Data to use —
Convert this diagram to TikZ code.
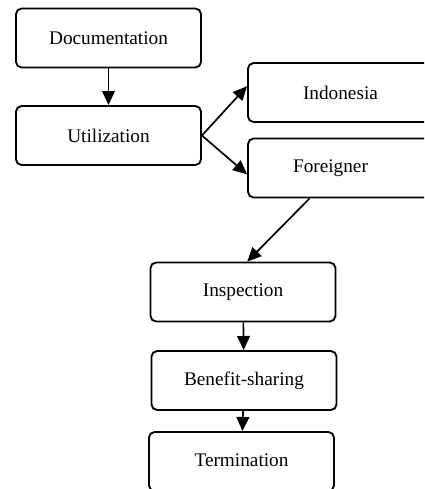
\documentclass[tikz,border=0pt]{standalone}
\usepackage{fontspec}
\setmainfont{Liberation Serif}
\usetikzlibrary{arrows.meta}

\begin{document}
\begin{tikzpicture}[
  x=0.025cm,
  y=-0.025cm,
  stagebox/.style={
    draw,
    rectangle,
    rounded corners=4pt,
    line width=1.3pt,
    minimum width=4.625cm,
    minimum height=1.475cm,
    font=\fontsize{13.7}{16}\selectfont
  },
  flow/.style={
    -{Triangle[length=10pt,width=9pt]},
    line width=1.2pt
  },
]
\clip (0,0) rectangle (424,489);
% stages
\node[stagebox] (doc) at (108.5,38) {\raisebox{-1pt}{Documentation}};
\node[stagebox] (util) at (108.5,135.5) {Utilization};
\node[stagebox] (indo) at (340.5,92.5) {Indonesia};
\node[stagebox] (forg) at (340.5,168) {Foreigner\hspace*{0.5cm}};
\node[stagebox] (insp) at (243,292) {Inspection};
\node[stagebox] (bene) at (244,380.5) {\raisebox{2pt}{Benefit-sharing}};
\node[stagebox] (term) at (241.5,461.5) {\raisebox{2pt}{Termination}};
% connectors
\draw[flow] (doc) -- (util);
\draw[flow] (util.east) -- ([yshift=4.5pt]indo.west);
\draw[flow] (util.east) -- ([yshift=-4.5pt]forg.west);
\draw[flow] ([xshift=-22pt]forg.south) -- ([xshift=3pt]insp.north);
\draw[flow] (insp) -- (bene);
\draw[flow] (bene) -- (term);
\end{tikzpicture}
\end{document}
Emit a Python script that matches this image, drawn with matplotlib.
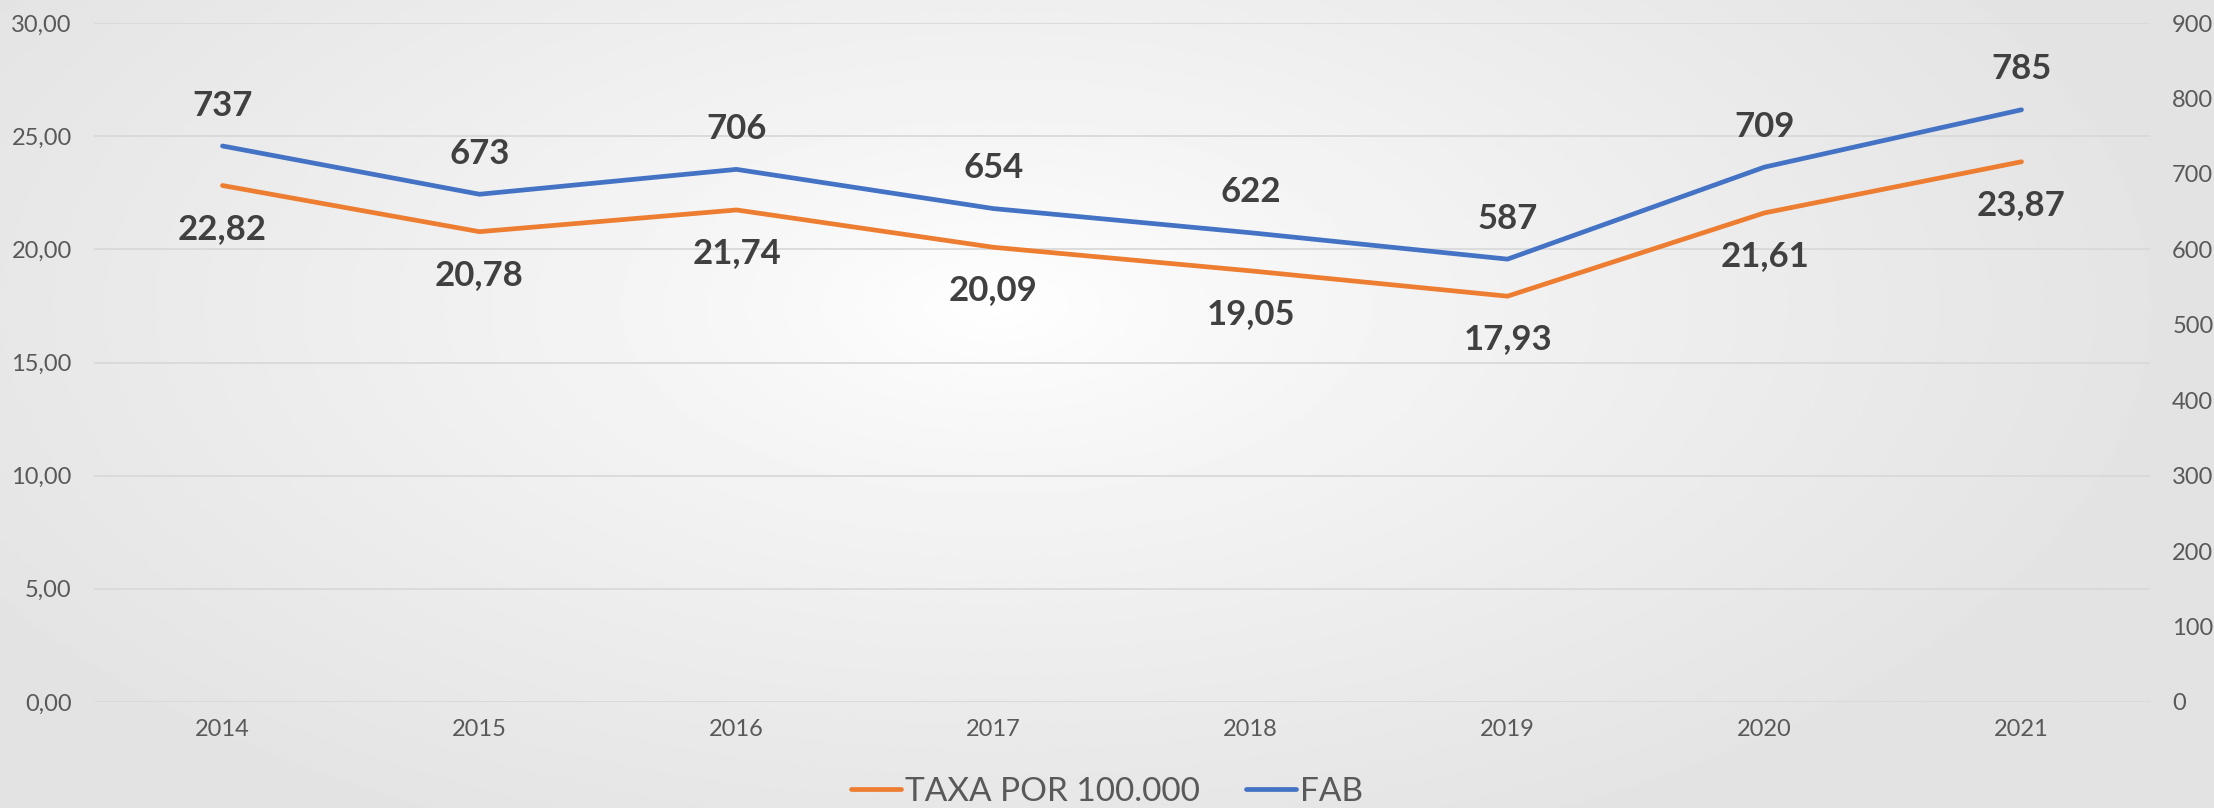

Stated exercise —
Quote all the records verbatim, dropping any pictures from your copy.

Result —
Convert this diagram to TikZ code.
\documentclass[tikz,border=0pt]{standalone}
\usepackage{fontspec}
\setmainfont{Liberation Serif}
\usetikzlibrary{arrows.meta}

\begin{document}
\begin{tikzpicture}[
  x=0.025cm,
  y=-0.025cm,
  stagebox/.style={
    draw,
    rectangle,
    rounded corners=4pt,
    line width=1.3pt,
    minimum width=4.625cm,
    minimum height=1.475cm,
    font=\fontsize{13.7}{16}\selectfont
  },
  flow/.style={
    -{Triangle[length=10pt,width=9pt]},
    line width=1.2pt
  },
]
\clip (0,0) rectangle (424,489);
% stages
\node[stagebox] (doc) at (108.5,38) {\raisebox{-1pt}{Documentation}};
\node[stagebox] (util) at (108.5,135.5) {Utilization};
\node[stagebox] (indo) at (340.5,92.5) {Indonesia};
\node[stagebox] (forg) at (340.5,168) {Foreigner\hspace*{0.5cm}};
\node[stagebox] (insp) at (243,292) {Inspection};
\node[stagebox] (bene) at (244,380.5) {\raisebox{2pt}{Benefit-sharing}};
\node[stagebox] (term) at (241.5,461.5) {\raisebox{2pt}{Termination}};
% connectors
\draw[flow] (doc) -- (util);
\draw[flow] (util.east) -- ([yshift=4.5pt]indo.west);
\draw[flow] (util.east) -- ([yshift=-4.5pt]forg.west);
\draw[flow] ([xshift=-22pt]forg.south) -- ([xshift=3pt]insp.north);
\draw[flow] (insp) -- (bene);
\draw[flow] (bene) -- (term);
\end{tikzpicture}
\end{document}
Emit a Python script that matches this image, drawn with matplotlib.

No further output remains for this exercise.